Unveiled by H.E. John Dramani Mahama after consultations with the Acting Chief Justice Paul Baffoe-Bonnie, the Attorney-General Dr. Dominic Ayine, and the Auditor-General Johnson Akuamoah-Asiedu, the initiative introduces “circuit adjudications” nationwide, which will ensure that justice is not only served, but seen and felt across every region of Ghana.


At the same time, the Auditor-General will continue to exercise constitutional powers under Article 187(7)(b) to disallow illegal expenditures and surcharge individuals who misuse public funds. This sends a clear message: impunity is no longer an option.


WHY THIS MATTERS FOR PUBLIC INTEREST AND ACCOUNTABILITY


1. Closing the Enforcement Gap

For years, audit reports in Ghana have flagged large sums of public funds mismanaged, mis-applied or simply unaccounted for. Too often, however, prosecution and recovery of stolen or misused funds have been delayed or been absent entirely. These specialised courts change that reality. By dedicating judicial resources specifically to audit and environmental offences, the state signals that these are high-priority issues.

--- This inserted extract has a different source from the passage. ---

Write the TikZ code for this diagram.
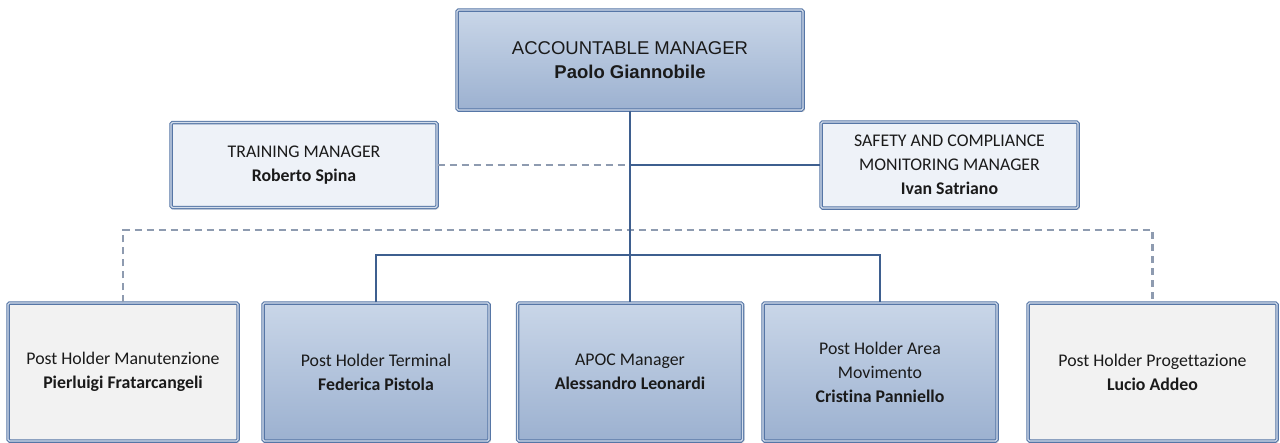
\documentclass[tikz,border=0pt]{standalone}
\usepackage{fontspec}
\setmainfont{Carlito}[Ligatures=NoCommon]
\newfontfamily\arialf{Liberation Sans}
\usetikzlibrary{shadows}
\definecolor{bordc}{HTML}{5676A6}
\definecolor{gapc}{HTML}{D4DEEC}
\definecolor{linec}{HTML}{3E5F8F}
\definecolor{dashc}{HTML}{8E9BB0}
\definecolor{blueT}{HTML}{C9D6E8}
\definecolor{blueB}{HTML}{9CB1D0}
\definecolor{lightbl}{HTML}{EEF2F8}
\definecolor{lightgr}{HTML}{F2F2F2}
\definecolor{txtc}{HTML}{1A1A1A}
\tikzset{
  orgbox/.style={draw=bordc, line width=1.1pt, double=gapc, double distance=1.3pt,
    rounded corners=1.5pt, align=center, inner sep=2pt, text=txtc,
    drop shadow={shadow xshift=1.8pt, shadow yshift=-1.8pt, opacity=0.25, fill=black!60},
    font=\fontsize{17.8}{24}\selectfont},
  bluebox/.style={orgbox, top color=blueT, bottom color=blueB},
  palebox/.style={orgbox, fill=lightbl},
  greybox/.style={orgbox, fill=lightgr},
  solidline/.style={draw=linec, line width=1.5pt},
  dashline/.style={draw=dashc, line width=2.3pt, dash pattern=on 7pt off 5pt}
}
\begin{document}
\begin{tikzpicture}[x=1pt,y=-1pt]
\useasboundingbox (0,0) rectangle (1280,442);
\node[bluebox, minimum width=346pt, minimum height=100pt,
      font=\arialf\fontsize{18.5}{24}\selectfont] (am) at (630,60)
  {ACCOUNTABLE MANAGER\\\textbf{Paolo Giannobile}};
\node[palebox, minimum width=266pt, minimum height=85pt] (tm) at (304,165)
  {TRAINING MANAGER\\\textbf{Roberto Spina}};
\node[palebox, minimum width=257pt, minimum height=86pt] (sm) at (949.5,165)
  {SAFETY AND COMPLIANCE\\MONITORING MANAGER\\\textbf{Ivan Satriano}};
\node[greybox, minimum width=230pt, minimum height=138pt] (b1) at (123,372)
  {Post Holder Manutenzione\\\textbf{Pierluigi Fratarcangeli}};
\node[bluebox, minimum width=226pt, minimum height=138pt] (b2) at (376,372)
  {Post Holder Terminal\\\textbf{Federica Pistola}};
\node[bluebox, minimum width=225pt, minimum height=138pt] (b3) at (630,372)
  {APOC Manager\\\textbf{Alessandro Leonardi}};
\node[bluebox, minimum width=234pt, minimum height=138pt] (b4) at (880,372)
  {Post Holder Area\\Movimento\\\textbf{Cristina Panniello}};
\node[greybox, minimum width=249pt, minimum height=138pt] (b5) at (1152.5,372)
  {Post Holder Progettazione\\\textbf{Lucio Addeo}};
\coordinate (dj) at (630,230);
\coordinate (hj) at (630,255);
% dashed links
\draw[dashline] (b1.north) -- (b1.north |- dj) -- (b5.north |- dj) -- (b5.north);
\draw[dashline] (tm.east) -- (tm.east -| am.south);
% solid links
\draw[solidline] (sm.west) -- (sm.west -| am.south);
\draw[solidline] (am.south) -- (b3.north);
\draw[solidline] (b2.north) -- (b2.north |- hj) -- (b4.north |- hj) -- (b4.north);
\end{tikzpicture}
\end{document}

2. Deterring Corruption and Misuse of Public Purse

What will happen when public officers know that audit infractions do not end in reports, but in prosecution? The dynamic changes. Combining the Auditor-General’s surcharge powers with swift court action creates a powerful deterrent and reduces the inclination to mismanage public resources.


3. Addressing environmental crimes and illegal mining

The inclusion of illegal mining (“galamsey”) and other environment-related crimes within the remit of these courts is especially important. These activities not only degrade the environment and undermine sustainable development, but also drain public funds (for rehabilitation, enforcement, lost revenue). By treating such offences with the same seriousness as financial mismanagement, the government links environmental harm with broader public accountability. And we must remember that this is a crime against national survival and future generations.


4. Breaking Barriers to Accountability

Persistent obstacles to prosecuting audit-related offences have included case backlog, jurisdictional confusion and limited specialized capacity. And these barriers have long undermined accountability. However, circuit courts across the regions will bring justice closer to the people, reduce delays and increase public confidence.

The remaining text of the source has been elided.